Friday, February 12, 2010

This blog is starting to sound like a confessional


Photo credit.


Once again, I have a confession to make: I don’t have Facebook.


And in the beginning, I wasn’t the only one. Back in high school, there was a group – albeit a small, handful size group – of us who who weren’t ready to jump on the Facebook bandwagon.


Over the years, I’ve watched as one by one, my friends from that group have given in to the powers of Facebook and signed themselves up for an account, until there was no one left but me.


“And then there was one.”


That’s not to say I haven’t considered it. I certainly have, especially going into post-secondary education where you can befriend someone in one class, only to lose contact with them once that class ends.


But what keeps me away from the time-waster that is Facebook is – well, just that. I’ve watched friends and classmates waste away in front of it, and I prefer to spend my time doing something more productive. I also question whether I want to know that much information (you know what I mean) about everyone I meet. But that’s just me.


Still, I can’t deny the enormous popularity of Facebook, and other social media tools, and as a public relations student, have to consider what it means when it comes to PR.


Our major project in PR class this term is to develop a fully-fledged proposal to publicize Sean Garrity’s new film, Zooey & Adam. Many of us have chosen “20 somethings” and college/university students as our target audience, which means a lot of our tactics to reach them involve social media.


Facebook and Twitter are the popular kids of the social media crowd; many people are involved with both, yet don’t always realise how they use each of them for different purposes.


But understanding these differences is crucial in creating a PR proposal that can maximize the benefits of each effectively. And after chatting this week with some friends who have both, I think I’ve grasped the gist of it.


Facebook tends to be primarily for interaction with friends and family, whereas Twitter is a combination of friends, family, and celebrities or businesses. Many celebrities have Twitter accounts, probably because they are one of the easiest social media tools to maintain, and manages to be personal (posting status updates to the world) without being too intrusive (no lengthy bio to fill out, relationship statuses to change, photo albums to fill).


The type of interaction and communication, however, differs significantly on each site.


Twitter is (in some ways) a one-way conversation: posting updates and interesting links to inform your followers and whoever might be watching, but not necessarily to interact with them on a lengthy personal level.


With Facebook, however, you can communicate through pictures and messages (longer than 140 characters) that describe things beyond what you’re doing, where you’re going, who you’re with, and what you find interesting.
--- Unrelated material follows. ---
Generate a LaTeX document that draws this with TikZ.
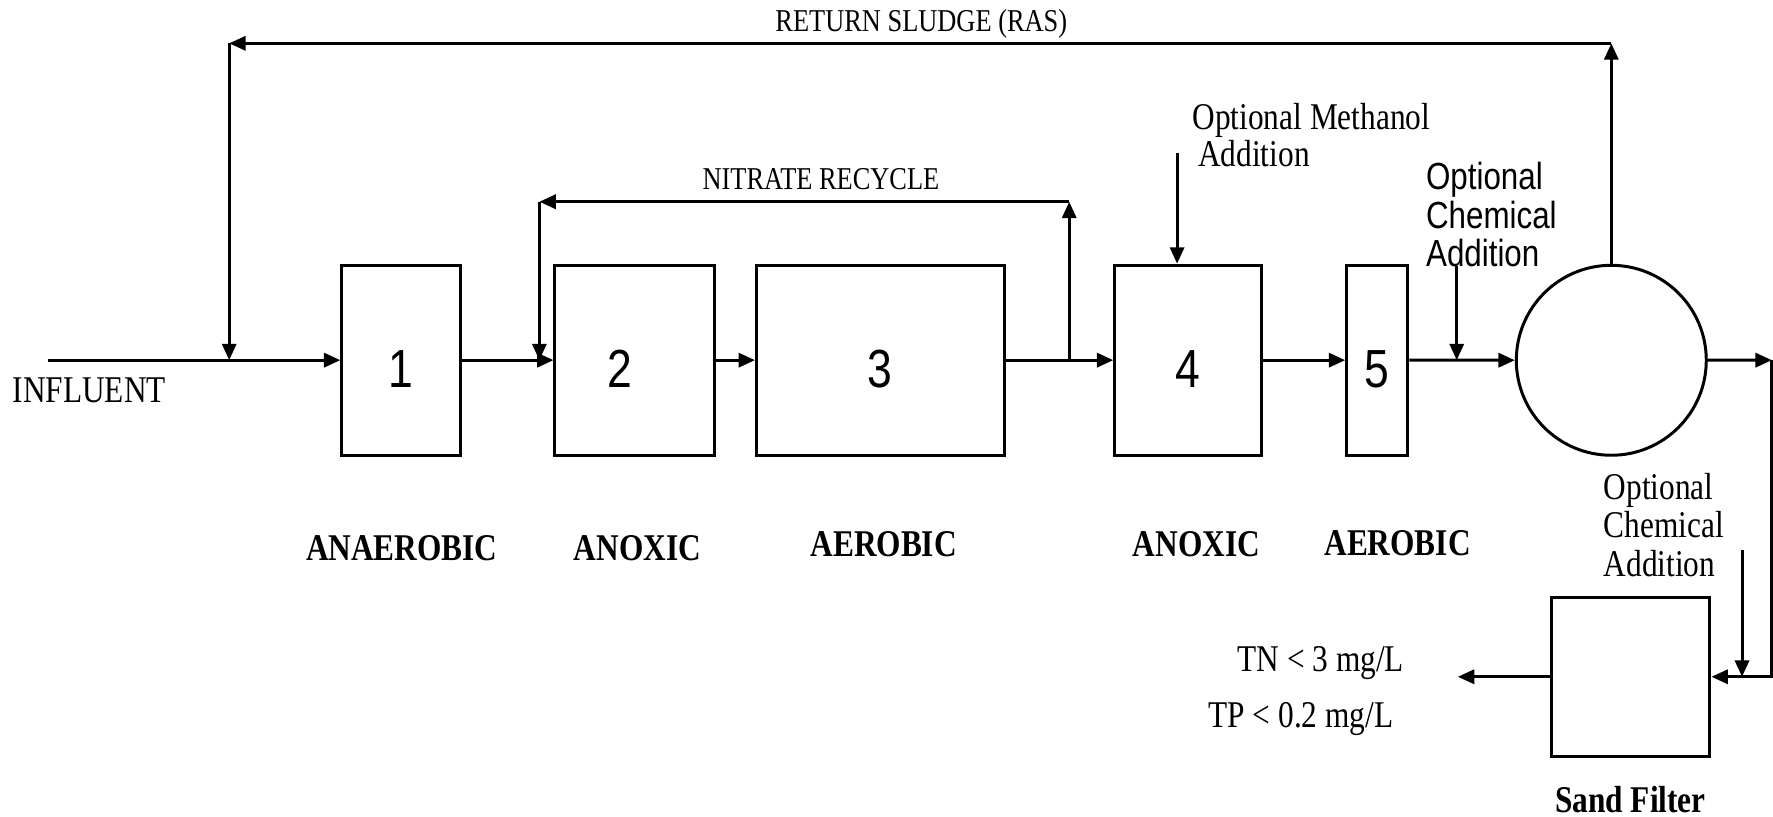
\documentclass[tikz,border=0pt]{standalone}
\usepackage{fontspec}
\setmainfont{Liberation Serif}[FakeStretch=0.83]
\newfontfamily\arialfont{Liberation Sans}[FakeStretch=0.83]
\usetikzlibrary{arrows.meta}

\tikzset{
    tank/.style={draw, line width=0.75pt, rectangle, inner sep=0pt, minimum height=16.8mm,
        font=\arialfont\fontsize{13.5}{16}\selectfont, text height=4.9mm},
    pipe/.style={line width=0.75pt},
    flow/.style={pipe, -{Triangle[length=1.45mm, width=1.25mm]}},
    zone/.style={inner sep=0pt, font=\bfseries\fontsize{9.5}{11}\selectfont},
    note/.style={inner sep=0pt, align=left, font=\fontsize{9.5}{9.5}\selectfont},
    caption/.style={inner sep=0pt, font=\fontsize{8}{9.6}\selectfont}
}

\begin{document}
\begin{tikzpicture}[x=0.1mm, y=-0.1mm]
    \useasboundingbox (0,0) rectangle (1568,722.5);

    % Define points
    \coordinate (In) at (42.7,318.5); % influent start
    \coordinate (RasIn) at (202.7,318.5); % RAS joins influent
    \coordinate (RasL) at (202.7,38.3);
    \coordinate (RasR) at (1425,38.3);
    \coordinate (NitJ) at (945.6,318.5); % nitrate take-off
    \coordinate (NitR) at (945.6,178.4);
    \coordinate (NitL) at (477,178.4);
    \coordinate (NitIn) at (477,318.5);
    \coordinate (Meth) at (1041,135.6);
    \coordinate (Chem) at (1288.3,235);
    \coordinate (ChemIn) at (1288.3,318.5);
    \coordinate (Eff) at (1567,318.5);
    \coordinate (Chem2) at (1540.6,486.5);
    \coordinate (Chem2In) at (1540.6,598.5);
    \coordinate (Out) at (1289.3,598.5);

    % Tanks
    \node[tank, minimum width=10.5mm] (T1) at (354.8,318.5) {1};
    \node[tank, minimum width=14.1mm] (T2) at (561.3,318.5) {\hspace*{-2.7mm}2};
    \node[tank, minimum width=21.9mm] (T3) at (778.5,318.5) {3};
    \node[tank, minimum width=13mm] (T4) at (1050.9,318.5) {4};
    \node[tank, minimum width=5.4mm] (T5) at (1218,318.5) {5};
    \node[draw, pipe, circle, inner sep=0pt, minimum size=16.8mm] (Clar) at (1425,318.6) {};
    \node[tank, minimum width=14.05mm, minimum height=14.03mm] (SF) at (1442,598.5) {};

    % Main flow
    \draw[flow] (In) -- (T1.west);
    \draw[flow] (T1) -- (T2);
    \draw[flow] (T2) -- (T3);
    \draw[flow] (T3) -- (T4);
    \draw[flow] (T4) -- (T5);
    \draw[flow] (T5) -- (Clar);
    \draw[flow] (Clar) -- (Eff);
    \draw[flow] (Eff) |- (SF);
    \draw[flow] (SF) -- (Out);

    % Return sludge
    \draw[flow] (Clar) -- (RasR);
    \draw[flow] (RasR) -- (RasL);
    \draw[flow] (RasL) -- (RasIn);

    % Nitrate recycle
    \draw[flow] (NitJ) -- (NitR);
    \draw[flow] (NitR) -- (NitL);
    \draw[flow] (NitL) -- (NitIn);

    % Additions
    \draw[flow] (Meth) -- (Meth |- T4.north);
    \draw[flow] (Chem) -- (ChemIn);
    \draw[flow] (Chem2) -- (Chem2In);

    % Draw labels
    \node[caption] (ras) at (814.8,21) {RETURN SLUDGE (RAS)};
    \node[caption] (nitrate) at (726,158) {NITRATE RECYCLE};
    \node[note] (influent) at (79,345) {INFLUENT};
    \node[note, anchor=west] (methanol) at (1054,119.5) {Optional Methanol\\\hspace*{0.5mm}Addition};
    \node[note, anchor=west, font=\arialfont\fontsize{9.5}{9.7}\selectfont] (chemA) at (1260.5,190) {Optional\\Chemical\\Addition};
    \node[note, anchor=west, font=\fontsize{9.5}{9.7}\selectfont] (chemB) at (1417.6,464) {Optional\\Chemical\\Addition};
    \node[note, anchor=east] (tn) at (1242.5,586) {TN < 3 mg/L};
    \node[note, anchor=east] (tp) at (1233,636) {TP < 0.2 mg/L};

    \node[zone] (z1) at (355.4,484.7) {ANAEROBIC};
    \node[zone] (z2) at (563.7,485) {ANOXIC};
    \node[zone] (z3) at (781.5,481) {AEROBIC};
    \node[zone] (z4) at (1058,481) {ANOXIC};
    \node[zone] (z5) at (1236,480.5) {AEROBIC};
    \node[zone] (sand) at (1442,707.5) {Sand Filter};

\end{tikzpicture}
\end{document}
One of my friends mentioned that she comments more on Facebook because she can comment directly, rather than @replying, or “RT”ing on Twitter. And, perhaps most importantly, you can see communications from other people TO other people on the same topic. If you comment on a friend’s Facebook photo, you’ll be able to see (and receive notifications) when other people have also commented on that photo.


Communicating on Facebook can also be much simpler: photos and videos are automatically embedded, and can be uploaded in multiples at a time. Twitter is more suited to sharing one photo or one video, and relies on links (which you have to shorten first) to direct you outside the Twitter site, instead of having one central “page” where everyone can view everything related to that one person.


This personal information is primarily what people go to Facebook for. Pictures, relationship statuses, events – as a friend of mine so eloquently said “Facebook is a good stalking tool.”


Twitter, on the other hand, seems to be used more for receiving breaking news and gossip, in combination with keeping up with friends/family on a less intimate level: random, mundane updates on what they happen to be doing or interesting in at the moment.


As such, a “good” person to follow on Twitter would be someone who has something to offer that is valuable to you, whether it be a friend who posts humourous life commentary or a media outlet that provides breaking news. A “good” person to friend on Facebook is generally someone you know, or have met due to the volume of personal information contain on one’s Facebook page.


So what does this mean for us PR people who want to use social media to target our audiences? First, like with any other communication tool, you have to know your audience. Then, you have to know what kind of information you want to communicate, and what kind of interaction or relationship you want with your audience.


If you’re simply going to be playing the messenger – frequently (ie. daily, hourly) passing along tid bit size info (A photo, A website, A video) to your audiences – with little interaction other than the occasional “thank you” , for example, if someone tweets that they enjoyed watching your client’s film, then Twitter is the way to go.


If you’re going to be playing the virtual scrapbooker/host – infrequently (ie. weekly) posting information like show times, event details, visuals (photos & videos) – and want two-way, longer-than-140-character, “friend-like” communication with your audience, then you’ll want to consider Facebook.


In this sense, Facebook is a great way to document an event over a long period of time, in that posting things like photos and videos which people can comment on, and feed off other people’s comments, can produce valuable feedback.


Thanks to @changingheaven and @alyssajm for their input.